Give back exactly the lines that run from the beginning of the entries to the line containing "p.outline_line_color = None", both included, and nothing else.

- - - - - - -

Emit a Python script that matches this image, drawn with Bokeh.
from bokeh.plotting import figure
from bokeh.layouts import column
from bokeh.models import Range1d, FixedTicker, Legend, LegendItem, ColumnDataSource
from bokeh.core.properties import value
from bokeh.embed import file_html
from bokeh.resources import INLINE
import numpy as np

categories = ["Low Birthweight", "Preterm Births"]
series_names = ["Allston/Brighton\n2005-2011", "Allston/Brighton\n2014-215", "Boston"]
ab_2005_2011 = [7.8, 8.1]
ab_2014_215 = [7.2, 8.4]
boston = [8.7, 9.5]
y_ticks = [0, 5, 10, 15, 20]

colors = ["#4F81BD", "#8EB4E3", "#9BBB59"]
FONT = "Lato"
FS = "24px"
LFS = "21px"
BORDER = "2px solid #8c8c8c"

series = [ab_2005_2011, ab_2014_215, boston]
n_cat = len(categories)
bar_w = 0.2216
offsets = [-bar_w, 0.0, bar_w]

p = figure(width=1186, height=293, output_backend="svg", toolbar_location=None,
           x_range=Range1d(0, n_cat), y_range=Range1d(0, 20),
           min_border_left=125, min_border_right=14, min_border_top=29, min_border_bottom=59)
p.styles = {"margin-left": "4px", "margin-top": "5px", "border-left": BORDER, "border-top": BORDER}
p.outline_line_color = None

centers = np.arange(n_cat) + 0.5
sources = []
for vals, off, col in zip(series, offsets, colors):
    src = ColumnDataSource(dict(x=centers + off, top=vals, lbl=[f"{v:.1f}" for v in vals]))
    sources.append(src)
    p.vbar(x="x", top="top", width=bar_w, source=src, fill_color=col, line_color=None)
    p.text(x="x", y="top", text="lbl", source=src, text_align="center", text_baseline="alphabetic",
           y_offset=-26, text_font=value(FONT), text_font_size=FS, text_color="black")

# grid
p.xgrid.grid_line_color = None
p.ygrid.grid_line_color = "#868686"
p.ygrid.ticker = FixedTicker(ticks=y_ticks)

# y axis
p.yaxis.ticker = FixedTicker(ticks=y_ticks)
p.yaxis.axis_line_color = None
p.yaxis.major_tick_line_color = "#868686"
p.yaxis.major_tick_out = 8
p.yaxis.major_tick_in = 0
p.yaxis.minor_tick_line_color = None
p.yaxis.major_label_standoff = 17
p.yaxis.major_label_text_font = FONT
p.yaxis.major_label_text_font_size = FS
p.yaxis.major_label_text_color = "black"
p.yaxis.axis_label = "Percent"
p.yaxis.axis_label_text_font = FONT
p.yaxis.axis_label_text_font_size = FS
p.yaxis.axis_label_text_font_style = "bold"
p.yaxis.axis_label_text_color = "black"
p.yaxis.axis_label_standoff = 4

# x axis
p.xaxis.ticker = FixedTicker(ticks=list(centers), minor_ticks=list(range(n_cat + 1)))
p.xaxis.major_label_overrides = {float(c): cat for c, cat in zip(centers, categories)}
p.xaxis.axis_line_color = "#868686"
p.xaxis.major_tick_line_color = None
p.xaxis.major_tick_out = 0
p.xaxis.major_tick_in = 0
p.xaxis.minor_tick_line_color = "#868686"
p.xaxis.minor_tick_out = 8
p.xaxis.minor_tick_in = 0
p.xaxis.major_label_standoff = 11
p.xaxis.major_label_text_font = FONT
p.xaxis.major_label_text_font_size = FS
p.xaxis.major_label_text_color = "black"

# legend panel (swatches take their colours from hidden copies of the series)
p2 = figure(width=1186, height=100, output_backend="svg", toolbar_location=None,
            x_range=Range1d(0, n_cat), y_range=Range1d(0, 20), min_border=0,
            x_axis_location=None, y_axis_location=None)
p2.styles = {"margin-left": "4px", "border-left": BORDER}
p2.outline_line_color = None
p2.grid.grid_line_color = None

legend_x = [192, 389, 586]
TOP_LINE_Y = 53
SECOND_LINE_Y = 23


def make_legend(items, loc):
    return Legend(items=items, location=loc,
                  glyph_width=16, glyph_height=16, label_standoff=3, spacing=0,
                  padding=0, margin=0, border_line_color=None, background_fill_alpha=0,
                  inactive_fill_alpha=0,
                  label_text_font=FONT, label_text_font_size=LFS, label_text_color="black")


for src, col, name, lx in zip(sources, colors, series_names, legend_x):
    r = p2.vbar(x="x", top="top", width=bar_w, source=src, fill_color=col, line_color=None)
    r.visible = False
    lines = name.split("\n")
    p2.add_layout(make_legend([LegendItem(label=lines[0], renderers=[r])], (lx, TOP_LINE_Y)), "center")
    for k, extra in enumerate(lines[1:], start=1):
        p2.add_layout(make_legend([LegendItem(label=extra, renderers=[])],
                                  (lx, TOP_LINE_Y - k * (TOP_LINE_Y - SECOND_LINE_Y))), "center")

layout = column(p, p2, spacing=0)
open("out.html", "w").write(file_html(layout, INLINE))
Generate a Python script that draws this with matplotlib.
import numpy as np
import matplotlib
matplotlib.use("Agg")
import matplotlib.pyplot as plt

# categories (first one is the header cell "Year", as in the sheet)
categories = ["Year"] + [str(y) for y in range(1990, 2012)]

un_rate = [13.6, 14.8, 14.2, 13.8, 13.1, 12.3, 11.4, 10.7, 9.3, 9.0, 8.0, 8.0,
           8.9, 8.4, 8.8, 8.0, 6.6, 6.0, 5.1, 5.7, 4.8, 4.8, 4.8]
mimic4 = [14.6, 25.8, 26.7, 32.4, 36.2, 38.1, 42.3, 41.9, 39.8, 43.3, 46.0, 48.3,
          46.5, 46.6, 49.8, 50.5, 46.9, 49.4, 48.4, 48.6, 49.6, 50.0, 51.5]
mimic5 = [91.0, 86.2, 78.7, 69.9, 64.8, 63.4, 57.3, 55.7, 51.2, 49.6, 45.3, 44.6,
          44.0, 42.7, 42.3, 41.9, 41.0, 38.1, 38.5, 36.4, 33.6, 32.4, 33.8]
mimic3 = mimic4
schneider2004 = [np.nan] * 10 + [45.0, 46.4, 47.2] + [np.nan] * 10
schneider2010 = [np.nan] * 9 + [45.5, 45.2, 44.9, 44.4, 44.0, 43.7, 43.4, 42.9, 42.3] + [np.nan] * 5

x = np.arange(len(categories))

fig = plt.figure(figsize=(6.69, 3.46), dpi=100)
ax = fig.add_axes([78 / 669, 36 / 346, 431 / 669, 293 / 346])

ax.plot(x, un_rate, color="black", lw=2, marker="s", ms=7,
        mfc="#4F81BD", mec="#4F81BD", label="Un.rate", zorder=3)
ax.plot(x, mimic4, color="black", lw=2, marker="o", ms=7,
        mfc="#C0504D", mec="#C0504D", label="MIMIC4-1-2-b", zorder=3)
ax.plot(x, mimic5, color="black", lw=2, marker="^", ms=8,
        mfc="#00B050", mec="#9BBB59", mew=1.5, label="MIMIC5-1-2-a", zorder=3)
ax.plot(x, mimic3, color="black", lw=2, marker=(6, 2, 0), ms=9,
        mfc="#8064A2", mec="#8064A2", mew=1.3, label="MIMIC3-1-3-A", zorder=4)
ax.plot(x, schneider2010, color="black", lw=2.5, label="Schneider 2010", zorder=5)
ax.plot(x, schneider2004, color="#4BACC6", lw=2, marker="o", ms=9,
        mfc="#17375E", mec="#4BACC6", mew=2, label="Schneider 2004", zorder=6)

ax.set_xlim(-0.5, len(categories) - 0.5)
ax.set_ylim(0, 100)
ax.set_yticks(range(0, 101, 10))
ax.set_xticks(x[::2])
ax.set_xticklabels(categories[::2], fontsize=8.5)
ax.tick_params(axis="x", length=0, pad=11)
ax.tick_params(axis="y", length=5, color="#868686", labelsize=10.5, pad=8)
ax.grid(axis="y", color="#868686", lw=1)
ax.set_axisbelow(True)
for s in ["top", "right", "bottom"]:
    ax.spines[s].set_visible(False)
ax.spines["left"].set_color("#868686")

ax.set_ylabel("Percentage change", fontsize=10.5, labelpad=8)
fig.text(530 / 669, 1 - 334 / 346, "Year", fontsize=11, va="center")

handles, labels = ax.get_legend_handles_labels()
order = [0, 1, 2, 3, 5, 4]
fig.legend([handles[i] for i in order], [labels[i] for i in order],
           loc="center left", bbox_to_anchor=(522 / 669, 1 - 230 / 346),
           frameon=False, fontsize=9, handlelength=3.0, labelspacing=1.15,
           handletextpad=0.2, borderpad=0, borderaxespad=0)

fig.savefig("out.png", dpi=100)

- - - - - - -

» **Solution to the problem**
Emit a Python script that matches this image, drawn with Bokeh.
from bokeh.plotting import figure
from bokeh.layouts import column
from bokeh.models import Range1d, FixedTicker, Legend, LegendItem, ColumnDataSource
from bokeh.core.properties import value
from bokeh.embed import file_html
from bokeh.resources import INLINE
import numpy as np

categories = ["Low Birthweight", "Preterm Births"]
series_names = ["Allston/Brighton\n2005-2011", "Allston/Brighton\n2014-215", "Boston"]
ab_2005_2011 = [7.8, 8.1]
ab_2014_215 = [7.2, 8.4]
boston = [8.7, 9.5]
y_ticks = [0, 5, 10, 15, 20]

colors = ["#4F81BD", "#8EB4E3", "#9BBB59"]
FONT = "Lato"
FS = "24px"
LFS = "21px"
BORDER = "2px solid #8c8c8c"

series = [ab_2005_2011, ab_2014_215, boston]
n_cat = len(categories)
bar_w = 0.2216
offsets = [-bar_w, 0.0, bar_w]

p = figure(width=1186, height=293, output_backend="svg", toolbar_location=None,
           x_range=Range1d(0, n_cat), y_range=Range1d(0, 20),
           min_border_left=125, min_border_right=14, min_border_top=29, min_border_bottom=59)
p.styles = {"margin-left": "4px", "margin-top": "5px", "border-left": BORDER, "border-top": BORDER}
p.outline_line_color = None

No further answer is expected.